PROMPT -> Copy the material that follows word for word and omit its pictures.

PROVIDED MATERIAL ->
# # #

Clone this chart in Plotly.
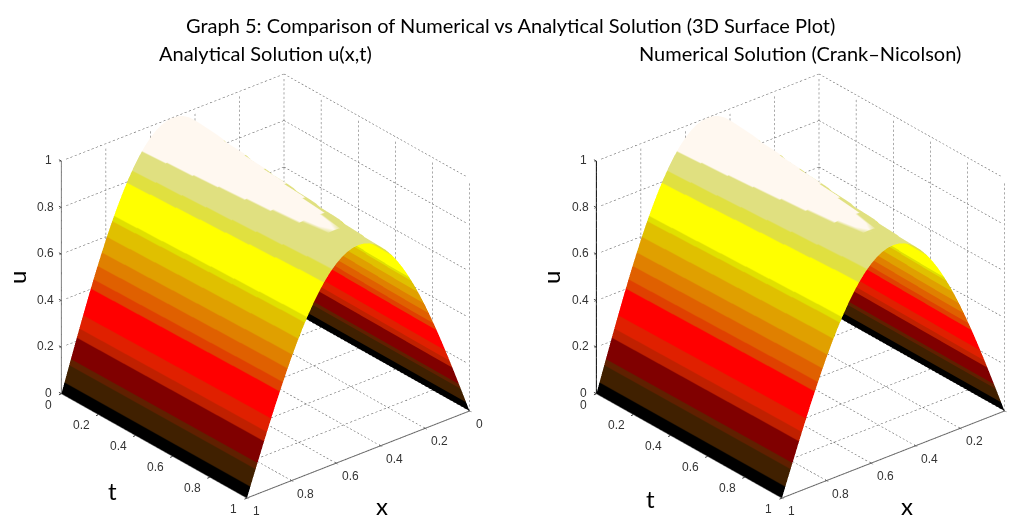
import plotly.graph_objects as go

x_vals = [0, .025, .05, .075, .1, .125, .15, .175, .2, .225, .25, .275, .3, .325, .35, .375, .4, .425, .45, .475, .5,
          .525, .55, .575, .6, .625, .65, .675, .7, .725, .75, .775, .8, .825, .85, .875, .9, .925, .95, .975, 1]
u_profile = [0, .0785, .1564, .2334, .3090, .3827, .4540, .5225, .5878, .6494, .7071, .7604, .8090, .8526, .8910, .9239, .9511, .9724, .9877, .9969, 1,
             .9969, .9877, .9724, .9511, .9239, .8910, .8526, .8090, .7604, .7071, .6494, .5878, .5225, .4540, .3827, .3090, .2334, .1564, .0785, 0]
t_vals = [0, .12, .1201, .25, .2501, .37, .3701, .5, .5001, .62, .6201, .75, .7501, .87, .8701, 1]
amp_analytical = [1, .99, .982, .975, .968, .96, .954, .947, .94, .934, .927, .921, .914, .908, .904, .90]
amp_numerical = [1, .99, .983, .975, .969, .96, .955, .947, .941, .934, .928, .921, .915, .908, .905, .90]

band_edges = [0, .045, .11, .135, .215, .25, .30, .405, .44, .49, .54, .60, .66, .68, .80, .845, .91, 1]
band_colors = ["#000000", "#402000", "#602000", "#800000", "#c02000", "#e02000", "#ff0000", "#e04000", "#e06000",
               "#e08000", "#e0a000", "#e0c000", "#e0e000", "#ffff00", "#e0e040", "#e0e080", "#fff8f0"]
tick_vals = [0, .2, .4, .6, .8, 1]
tick_text = ["0", "0.2", "0.4", "0.6", "0.8", "1"]

main_title = "Graph 5: Comparison of Numerical vs Analytical Solution (3D Surface Plot)"
left_title = "Analytical Solution u(x,t)"
right_title = "Numerical Solution (Crank\u2013Nicolson)"
NARROW = "Lato"
DOT = .0095

colorscale = []
for i, c in enumerate(band_colors):
    colorscale.append([band_edges[i], c])
    colorscale.append([band_edges[i + 1], c])


def dotted(p, q, xs, ys, zs):
    n = int(1 / (2 * DOT))
    for k in range(n):
        a, b = 2 * k * DOT, (2 * k + 1) * DOT
        xs += [p[0] + (q[0] - p[0]) * a, p[0] + (q[0] - p[0]) * b, None]
        ys += [p[1] + (q[1] - p[1]) * a, p[1] + (q[1] - p[1]) * b, None]
        zs += [p[2] + (q[2] - p[2]) * a, p[2] + (q[2] - p[2]) * b, None]


def grid_traces(scene):
    xs, ys, zs = [], [], []
    for v in tick_vals:
        dotted((0, 0, v), (0, 1, v), xs, ys, zs)
        dotted((0, v, 0), (0, v, 1), xs, ys, zs)
        dotted((0, 0, v), (1, 0, v), xs, ys, zs)
        dotted((v, 0, 0), (v, 0, 1), xs, ys, zs)
        dotted((0, v, 0), (1, v, 0), xs, ys, zs)
        dotted((v, 0, 0), (v, 1, 0), xs, ys, zs)
    return [go.Scatter3d(x=xs, y=ys, z=zs, mode="lines", line=dict(color="#555555", width=1),
                         hoverinfo="skip", showlegend=False, scene=scene)]


def axis_traces(scene, zcolor):
    return [go.Scatter3d(x=[1, 1], y=[0, 0], z=[0, 1], mode="lines", line=dict(color=zcolor, width=2),
                         hoverinfo="skip", showlegend=False, scene=scene),
            go.Scatter3d(x=[1, 1, 0], y=[0, 1, 1], z=[0, 0, 0], mode="lines", line=dict(color="#707070", width=2),
                         hoverinfo="skip", showlegend=False, scene=scene)]


def surface(amp, scene):
    z = [[a * p for p in u_profile] for a in amp]
    return go.Surface(x=x_vals, y=t_vals, z=z, surfacecolor=z, colorscale=colorscale, cmin=0, cmax=1,
                      showscale=False, lighting=dict(ambient=1, diffuse=0, specular=0, fresnel=0, roughness=1),
                      hoverinfo="skip", scene=scene)


fig = go.Figure()
for t in grid_traces("scene") + axis_traces("scene", "#808080"):
    fig.add_trace(t)
fig.add_trace(surface(amp_analytical, "scene"))
for t in grid_traces("scene2") + axis_traces("scene2", "#000000"):
    fig.add_trace(t)
fig.add_trace(surface(amp_numerical, "scene2"))


def axis():
    return dict(range=[0, 1], tickmode="array", tickvals=tick_vals, showticklabels=False, showgrid=False, zeroline=False,
                showline=False, showbackground=False, title=dict(text=""), ticks="outside", ticklen=3, tickcolor="#555555",
                showspikes=False)


def tick_note(text, x, y, z, dx, dy):
    return dict(text=text, x=x, y=y, z=z, showarrow=False, xshift=dx, yshift=-dy, xanchor="center", yanchor="middle",
                font=dict(family="Liberation Sans", size=12, color="#333333"))


def tick_mark(x, y, z, ax, ay):
    return dict(text=" ", x=x, y=y, z=z, showarrow=True, arrowhead=0, arrowwidth=1, arrowcolor="#444444", ax=ax, ay=ay,
                standoff=0, startstandoff=0, font=dict(size=1))


def tick_notes(show_last_x_zero):
    notes = []
    for v, s in zip(tick_vals, tick_text):
        notes.append(tick_note(s, 1, 0, v, -16 if len(s) > 1 else -13, -1))
        notes.append(tick_note(s, 1, v, 0, -17 if len(s) > 1 else -13, 11))
        notes.append(tick_mark(1, 0, v, -4, -2))
        notes.append(tick_mark(1, v, 0, -4, 2))
        if v > 0 or show_last_x_zero:
            notes.append(tick_note(s, v, 1, 0, 14 if len(s) > 1 else 10, 13))
        notes.append(tick_mark(v, 1, 0, -3, -2))
    return notes


camera = dict(eye=dict(x=.702, y=.842, z=.582), center=dict(x=0, y=0, z=0), up=dict(x=0, y=0, z=1),
              projection=dict(type="orthographic"))


def scene(xd, show_zero):
    return dict(domain=dict(x=xd, y=[0, 460 / 516]), xaxis=axis(), yaxis=axis(), zaxis=axis(), aspectmode="manual",
                aspectratio=dict(x=1.26, y=1.26, z=1.145), camera=camera, bgcolor="white", annotations=tick_notes(show_zero))


def label(text, x, y, size, angle=0, family=NARROW):
    return dict(text=text, x=x / 1009, y=1 - y / 516, xref="paper", yref="paper", showarrow=False, xanchor="center", yanchor="middle",
                textangle=angle, font=dict(family=family, size=size, color="#000000"))


fig.update_layout(width=1009, height=516, margin=dict(l=0, r=0, t=0, b=0), paper_bgcolor="white", showlegend=False,
                  scene=scene([0, 531 / 1009], True), scene2=scene([592 / 1009, 1], False),
                  annotations=[label(main_title, 511, 25, 20), label(left_title, 265, 53, 20), label(right_title, 800, 53, 20),
                               label("u", 16, 278, 24, -90), label("t", 112, 490, 24), label("x", 382, 505, 24),
                               label("u", 550, 278, 24, -90), label("t", 650, 498, 24), label("x", 907, 505, 24)])
fig.write_html("out.html", post_script="document.body.style.margin='0';", config={"displayModeBar": False})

# # #

OUTPUT FOR THIS EXERCISE ->
Clone this chart in Plotly.
import plotly.graph_objects as go

x_vals = [0, .025, .05, .075, .1, .125, .15, .175, .2, .225, .25, .275, .3, .325, .35, .375, .4, .425, .45, .475, .5,
          .525, .55, .575, .6, .625, .65, .675, .7, .725, .75, .775, .8, .825, .85, .875, .9, .925, .95, .975, 1]
u_profile = [0, .0785, .1564, .2334, .3090, .3827, .4540, .5225, .5878, .6494, .7071, .7604, .8090, .8526, .8910, .9239, .9511, .9724, .9877, .9969, 1,
             .9969, .9877, .9724, .9511, .9239, .8910, .8526, .8090, .7604, .7071, .6494, .5878, .5225, .4540, .3827, .3090, .2334, .1564, .0785, 0]
t_vals = [0, .12, .1201, .25, .2501, .37, .3701, .5, .5001, .62, .6201, .75, .7501, .87, .8701, 1]
amp_analytical = [1, .99, .982, .975, .968, .96, .954, .947, .94, .934, .927, .921, .914, .908, .904, .90]
amp_numerical = [1, .99, .983, .975, .969, .96, .955, .947, .941, .934, .928, .921, .915, .908, .905, .90]

band_edges = [0, .045, .11, .135, .215, .25, .30, .405, .44, .49, .54, .60, .66, .68, .80, .845, .91, 1]
band_colors = ["#000000", "#402000", "#602000", "#800000", "#c02000", "#e02000", "#ff0000", "#e04000", "#e06000",
               "#e08000", "#e0a000", "#e0c000", "#e0e000", "#ffff00", "#e0e040", "#e0e080", "#fff8f0"]
tick_vals = [0, .2, .4, .6, .8, 1]
tick_text = ["0", "0.2", "0.4", "0.6", "0.8", "1"]

main_title = "Graph 5: Comparison of Numerical vs Analytical Solution (3D Surface Plot)"
left_title = "Analytical Solution u(x,t)"
right_title = "Numerical Solution (Crank\u2013Nicolson)"
NARROW = "Lato"
DOT = .0095

colorscale = []
for i, c in enumerate(band_colors):
    colorscale.append([band_edges[i], c])
    colorscale.append([band_edges[i + 1], c])


def dotted(p, q, xs, ys, zs):
    n = int(1 / (2 * DOT))
    for k in range(n):
        a, b = 2 * k * DOT, (2 * k + 1) * DOT
        xs += [p[0] + (q[0] - p[0]) * a, p[0] + (q[0] - p[0]) * b, None]
        ys += [p[1] + (q[1] - p[1]) * a, p[1] + (q[1] - p[1]) * b, None]
        zs += [p[2] + (q[2] - p[2]) * a, p[2] + (q[2] - p[2]) * b, None]


def grid_traces(scene):
    xs, ys, zs = [], [], []
    for v in tick_vals:
        dotted((0, 0, v), (0, 1, v), xs, ys, zs)
        dotted((0, v, 0), (0, v, 1), xs, ys, zs)
        dotted((0, 0, v), (1, 0, v), xs, ys, zs)
        dotted((v, 0, 0), (v, 0, 1), xs, ys, zs)
        dotted((0, v, 0), (1, v, 0), xs, ys, zs)
        dotted((v, 0, 0), (v, 1, 0), xs, ys, zs)
    return [go.Scatter3d(x=xs, y=ys, z=zs, mode="lines", line=dict(color="#555555", width=1),
                         hoverinfo="skip", showlegend=False, scene=scene)]


def axis_traces(scene, zcolor):
    return [go.Scatter3d(x=[1, 1], y=[0, 0], z=[0, 1], mode="lines", line=dict(color=zcolor, width=2),
                         hoverinfo="skip", showlegend=False, scene=scene),
            go.Scatter3d(x=[1, 1, 0], y=[0, 1, 1], z=[0, 0, 0], mode="lines", line=dict(color="#707070", width=2),
                         hoverinfo="skip", showlegend=False, scene=scene)]


def surface(amp, scene):
    z = [[a * p for p in u_profile] for a in amp]
    return go.Surface(x=x_vals, y=t_vals, z=z, surfacecolor=z, colorscale=colorscale, cmin=0, cmax=1,
                      showscale=False, lighting=dict(ambient=1, diffuse=0, specular=0, fresnel=0, roughness=1),
                      hoverinfo="skip", scene=scene)


fig = go.Figure()
for t in grid_traces("scene") + axis_traces("scene", "#808080"):
    fig.add_trace(t)
fig.add_trace(surface(amp_analytical, "scene"))
for t in grid_traces("scene2") + axis_traces("scene2", "#000000"):
    fig.add_trace(t)
fig.add_trace(surface(amp_numerical, "scene2"))


def axis():
    return dict(range=[0, 1], tickmode="array", tickvals=tick_vals, showticklabels=False, showgrid=False, zeroline=False,
                showline=False, showbackground=False, title=dict(text=""), ticks="outside", ticklen=3, tickcolor="#555555",
                showspikes=False)


def tick_note(text, x, y, z, dx, dy):
    return dict(text=text, x=x, y=y, z=z, showarrow=False, xshift=dx, yshift=-dy, xanchor="center", yanchor="middle",
                font=dict(family="Liberation Sans", size=12, color="#333333"))


def tick_mark(x, y, z, ax, ay):
    return dict(text=" ", x=x, y=y, z=z, showarrow=True, arrowhead=0, arrowwidth=1, arrowcolor="#444444", ax=ax, ay=ay,
                standoff=0, startstandoff=0, font=dict(size=1))


def tick_notes(show_last_x_zero):
    notes = []
    for v, s in zip(tick_vals, tick_text):
        notes.append(tick_note(s, 1, 0, v, -16 if len(s) > 1 else -13, -1))
        notes.append(tick_note(s, 1, v, 0, -17 if len(s) > 1 else -13, 11))
        notes.append(tick_mark(1, 0, v, -4, -2))
        notes.append(tick_mark(1, v, 0, -4, 2))
        if v > 0 or show_last_x_zero:
            notes.append(tick_note(s, v, 1, 0, 14 if len(s) > 1 else 10, 13))
        notes.append(tick_mark(v, 1, 0, -3, -2))
    return notes


camera = dict(eye=dict(x=.702, y=.842, z=.582), center=dict(x=0, y=0, z=0), up=dict(x=0, y=0, z=1),
              projection=dict(type="orthographic"))


def scene(xd, show_zero):
    return dict(domain=dict(x=xd, y=[0, 460 / 516]), xaxis=axis(), yaxis=axis(), zaxis=axis(), aspectmode="manual",
                aspectratio=dict(x=1.26, y=1.26, z=1.145), camera=camera, bgcolor="white", annotations=tick_notes(show_zero))


def label(text, x, y, size, angle=0, family=NARROW):
    return dict(text=text, x=x / 1009, y=1 - y / 516, xref="paper", yref="paper", showarrow=False, xanchor="center", yanchor="middle",
                textangle=angle, font=dict(family=family, size=size, color="#000000"))


fig.update_layout(width=1009, height=516, margin=dict(l=0, r=0, t=0, b=0), paper_bgcolor="white", showlegend=False,
                  scene=scene([0, 531 / 1009], True), scene2=scene([592 / 1009, 1], False),
                  annotations=[label(main_title, 511, 25, 20), label(left_title, 265, 53, 20), label(right_title, 800, 53, 20),
                               label("u", 16, 278, 24, -90), label("t", 112, 490, 24), label("x", 382, 505, 24),
                               label("u", 550, 278, 24, -90), label("t", 650, 498, 24), label("x", 907, 505, 24)])
fig.write_html("out.html", post_script="document.body.style.margin='0';", config={"displayModeBar": False})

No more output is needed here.